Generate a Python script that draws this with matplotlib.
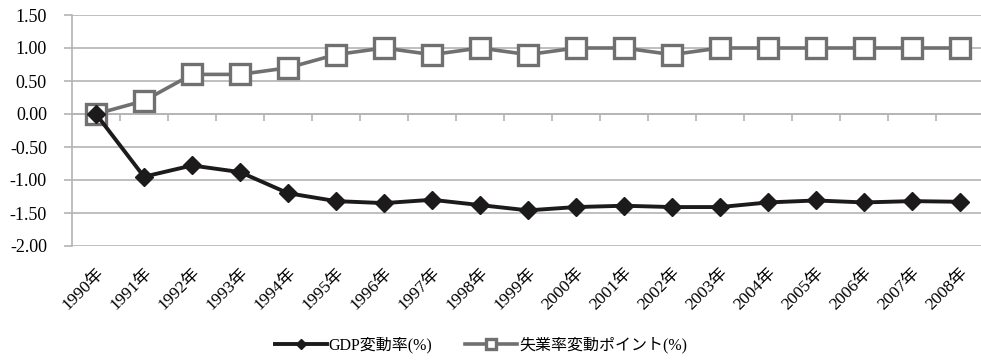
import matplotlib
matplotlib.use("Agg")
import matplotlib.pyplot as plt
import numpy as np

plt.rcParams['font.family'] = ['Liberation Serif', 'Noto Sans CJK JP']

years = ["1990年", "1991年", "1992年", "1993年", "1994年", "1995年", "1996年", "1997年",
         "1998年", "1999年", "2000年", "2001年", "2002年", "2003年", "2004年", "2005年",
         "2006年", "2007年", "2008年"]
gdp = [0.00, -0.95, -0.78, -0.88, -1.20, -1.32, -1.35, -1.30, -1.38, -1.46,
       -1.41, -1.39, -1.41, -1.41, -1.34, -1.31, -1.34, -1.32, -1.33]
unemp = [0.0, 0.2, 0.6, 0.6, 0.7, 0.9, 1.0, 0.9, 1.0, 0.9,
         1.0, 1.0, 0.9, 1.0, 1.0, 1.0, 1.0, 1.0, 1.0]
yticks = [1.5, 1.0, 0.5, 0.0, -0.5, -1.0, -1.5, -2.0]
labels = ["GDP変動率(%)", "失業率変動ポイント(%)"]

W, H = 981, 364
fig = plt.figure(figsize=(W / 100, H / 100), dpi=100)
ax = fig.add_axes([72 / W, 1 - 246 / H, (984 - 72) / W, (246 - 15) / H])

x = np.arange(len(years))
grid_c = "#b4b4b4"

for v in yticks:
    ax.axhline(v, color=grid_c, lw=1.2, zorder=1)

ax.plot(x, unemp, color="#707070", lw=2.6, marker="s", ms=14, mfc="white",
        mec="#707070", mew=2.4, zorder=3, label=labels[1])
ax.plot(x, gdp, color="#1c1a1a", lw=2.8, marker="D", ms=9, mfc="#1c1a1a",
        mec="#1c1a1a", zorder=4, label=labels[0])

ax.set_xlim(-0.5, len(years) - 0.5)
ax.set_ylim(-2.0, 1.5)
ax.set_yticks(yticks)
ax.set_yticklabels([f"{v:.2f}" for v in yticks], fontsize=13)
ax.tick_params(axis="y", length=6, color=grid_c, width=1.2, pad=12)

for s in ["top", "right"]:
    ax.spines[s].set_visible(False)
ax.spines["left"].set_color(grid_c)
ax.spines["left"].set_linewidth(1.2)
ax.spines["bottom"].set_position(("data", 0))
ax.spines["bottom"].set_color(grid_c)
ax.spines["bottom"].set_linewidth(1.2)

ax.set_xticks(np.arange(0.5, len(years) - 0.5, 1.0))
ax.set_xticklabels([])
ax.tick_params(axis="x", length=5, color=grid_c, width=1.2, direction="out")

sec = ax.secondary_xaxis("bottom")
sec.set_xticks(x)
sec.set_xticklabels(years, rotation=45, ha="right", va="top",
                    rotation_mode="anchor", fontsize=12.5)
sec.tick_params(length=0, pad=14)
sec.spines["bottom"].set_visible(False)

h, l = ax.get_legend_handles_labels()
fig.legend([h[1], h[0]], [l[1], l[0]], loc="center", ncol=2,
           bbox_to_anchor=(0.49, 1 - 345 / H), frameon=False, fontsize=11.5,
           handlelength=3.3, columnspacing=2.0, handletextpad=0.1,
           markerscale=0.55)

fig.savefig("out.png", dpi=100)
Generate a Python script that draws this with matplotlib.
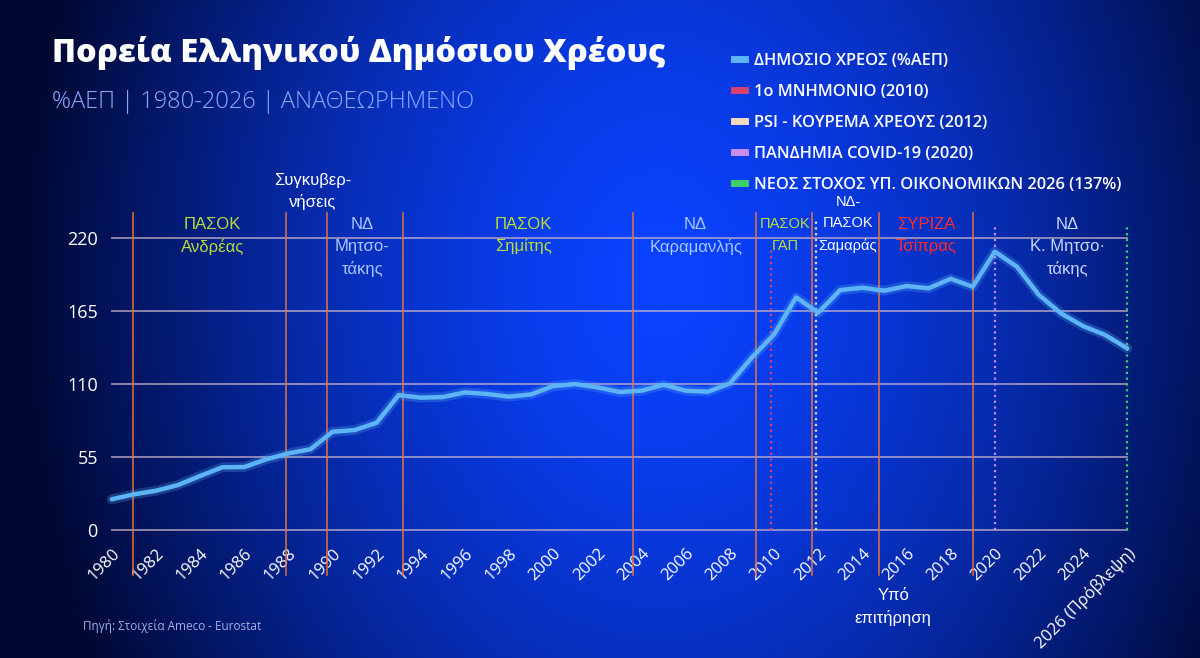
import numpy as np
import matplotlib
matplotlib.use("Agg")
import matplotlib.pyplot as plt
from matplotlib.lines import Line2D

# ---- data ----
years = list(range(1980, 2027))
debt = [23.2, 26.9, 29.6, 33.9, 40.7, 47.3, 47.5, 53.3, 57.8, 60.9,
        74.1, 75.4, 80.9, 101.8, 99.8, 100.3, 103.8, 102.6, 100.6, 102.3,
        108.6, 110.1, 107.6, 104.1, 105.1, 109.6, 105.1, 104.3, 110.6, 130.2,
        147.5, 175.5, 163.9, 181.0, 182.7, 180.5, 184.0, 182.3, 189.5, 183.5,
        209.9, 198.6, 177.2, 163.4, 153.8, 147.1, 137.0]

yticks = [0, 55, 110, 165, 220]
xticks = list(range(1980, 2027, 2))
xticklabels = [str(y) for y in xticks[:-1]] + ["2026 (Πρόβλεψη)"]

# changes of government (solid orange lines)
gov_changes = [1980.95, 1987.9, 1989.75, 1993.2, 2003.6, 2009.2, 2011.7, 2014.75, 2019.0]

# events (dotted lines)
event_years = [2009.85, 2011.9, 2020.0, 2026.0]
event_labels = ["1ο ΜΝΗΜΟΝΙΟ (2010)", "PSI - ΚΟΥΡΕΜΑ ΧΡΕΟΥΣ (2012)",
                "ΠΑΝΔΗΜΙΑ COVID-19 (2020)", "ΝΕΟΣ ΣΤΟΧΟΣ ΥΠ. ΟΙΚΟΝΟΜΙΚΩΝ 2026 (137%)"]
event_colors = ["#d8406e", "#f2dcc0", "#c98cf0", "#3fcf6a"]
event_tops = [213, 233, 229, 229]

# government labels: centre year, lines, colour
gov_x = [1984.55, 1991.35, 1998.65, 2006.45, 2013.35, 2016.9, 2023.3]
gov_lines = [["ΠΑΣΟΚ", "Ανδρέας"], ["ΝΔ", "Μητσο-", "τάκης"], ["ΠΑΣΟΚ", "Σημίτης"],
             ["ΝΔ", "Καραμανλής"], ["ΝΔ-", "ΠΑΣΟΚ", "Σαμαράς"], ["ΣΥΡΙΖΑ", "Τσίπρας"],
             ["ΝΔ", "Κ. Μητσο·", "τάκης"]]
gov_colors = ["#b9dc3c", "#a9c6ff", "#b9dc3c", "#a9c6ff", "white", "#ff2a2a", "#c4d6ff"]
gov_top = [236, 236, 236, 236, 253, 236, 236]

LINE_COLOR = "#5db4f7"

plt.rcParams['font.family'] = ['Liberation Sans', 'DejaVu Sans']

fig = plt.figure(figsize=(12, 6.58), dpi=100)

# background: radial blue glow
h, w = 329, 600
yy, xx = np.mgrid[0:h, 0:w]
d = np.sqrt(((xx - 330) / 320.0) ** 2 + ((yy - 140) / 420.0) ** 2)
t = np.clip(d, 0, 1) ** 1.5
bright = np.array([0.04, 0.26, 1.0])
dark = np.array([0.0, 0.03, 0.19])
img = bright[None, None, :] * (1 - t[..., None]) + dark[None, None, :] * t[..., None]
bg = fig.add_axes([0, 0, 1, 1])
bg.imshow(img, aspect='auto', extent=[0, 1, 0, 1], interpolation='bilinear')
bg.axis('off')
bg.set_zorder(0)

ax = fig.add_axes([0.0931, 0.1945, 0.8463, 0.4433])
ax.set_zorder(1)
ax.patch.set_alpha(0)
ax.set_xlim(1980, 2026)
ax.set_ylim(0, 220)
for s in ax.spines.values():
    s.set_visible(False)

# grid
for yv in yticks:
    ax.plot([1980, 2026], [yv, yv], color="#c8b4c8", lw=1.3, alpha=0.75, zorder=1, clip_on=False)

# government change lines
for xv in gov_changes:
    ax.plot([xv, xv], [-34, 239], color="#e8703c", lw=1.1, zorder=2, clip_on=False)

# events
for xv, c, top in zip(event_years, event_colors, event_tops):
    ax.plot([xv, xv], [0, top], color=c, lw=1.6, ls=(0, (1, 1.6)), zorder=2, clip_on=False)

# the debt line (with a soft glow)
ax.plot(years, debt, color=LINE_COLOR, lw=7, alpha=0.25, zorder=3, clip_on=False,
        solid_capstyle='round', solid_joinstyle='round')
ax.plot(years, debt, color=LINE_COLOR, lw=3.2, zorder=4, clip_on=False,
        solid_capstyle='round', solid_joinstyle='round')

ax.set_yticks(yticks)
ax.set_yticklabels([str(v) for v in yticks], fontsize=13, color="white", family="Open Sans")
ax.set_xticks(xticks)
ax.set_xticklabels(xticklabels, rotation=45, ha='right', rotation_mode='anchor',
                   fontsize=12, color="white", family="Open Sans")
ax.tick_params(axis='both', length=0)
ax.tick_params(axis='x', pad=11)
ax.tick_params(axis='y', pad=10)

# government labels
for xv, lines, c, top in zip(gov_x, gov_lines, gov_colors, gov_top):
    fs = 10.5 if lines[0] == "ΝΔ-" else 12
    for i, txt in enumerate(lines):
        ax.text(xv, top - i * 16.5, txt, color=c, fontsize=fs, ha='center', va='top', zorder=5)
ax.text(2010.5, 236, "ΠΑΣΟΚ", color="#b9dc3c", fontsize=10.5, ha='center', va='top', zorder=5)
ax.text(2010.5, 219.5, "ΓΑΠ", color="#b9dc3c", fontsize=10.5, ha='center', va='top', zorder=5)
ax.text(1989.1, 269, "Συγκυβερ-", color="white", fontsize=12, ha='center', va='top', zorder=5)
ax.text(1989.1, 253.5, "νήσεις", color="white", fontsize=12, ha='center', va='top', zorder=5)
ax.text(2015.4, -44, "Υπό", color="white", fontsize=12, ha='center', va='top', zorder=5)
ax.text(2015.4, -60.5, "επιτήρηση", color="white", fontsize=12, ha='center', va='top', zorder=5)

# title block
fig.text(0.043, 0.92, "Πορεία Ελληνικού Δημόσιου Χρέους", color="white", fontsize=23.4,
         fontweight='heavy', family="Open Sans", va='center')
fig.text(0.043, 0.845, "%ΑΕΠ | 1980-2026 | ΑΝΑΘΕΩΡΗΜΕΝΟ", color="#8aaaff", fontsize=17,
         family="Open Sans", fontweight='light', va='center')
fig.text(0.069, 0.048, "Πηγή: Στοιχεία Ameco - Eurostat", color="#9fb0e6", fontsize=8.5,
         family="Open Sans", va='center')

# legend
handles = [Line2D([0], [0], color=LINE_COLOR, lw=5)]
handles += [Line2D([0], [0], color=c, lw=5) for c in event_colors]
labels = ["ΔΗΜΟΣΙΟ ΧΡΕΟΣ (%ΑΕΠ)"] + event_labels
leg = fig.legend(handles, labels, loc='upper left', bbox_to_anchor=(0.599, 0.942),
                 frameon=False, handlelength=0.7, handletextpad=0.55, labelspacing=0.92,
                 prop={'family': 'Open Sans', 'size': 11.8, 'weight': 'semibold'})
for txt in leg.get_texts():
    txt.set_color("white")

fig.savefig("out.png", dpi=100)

=-=-=-=-=

#### EXERCISE GOAL:
Pictures excluded, repeat the records exactly from their opening line through the line containing "plt.rcParams['font.family'] = ['Liberation Serif', 'Noto".

#### EXERCISE RESPONSE:
Generate a Python script that draws this with matplotlib.
import matplotlib
matplotlib.use("Agg")
import matplotlib.pyplot as plt
import numpy as np

plt.rcParams['font.family'] = ['Liberation Serif', 'Noto Sans CJK JP']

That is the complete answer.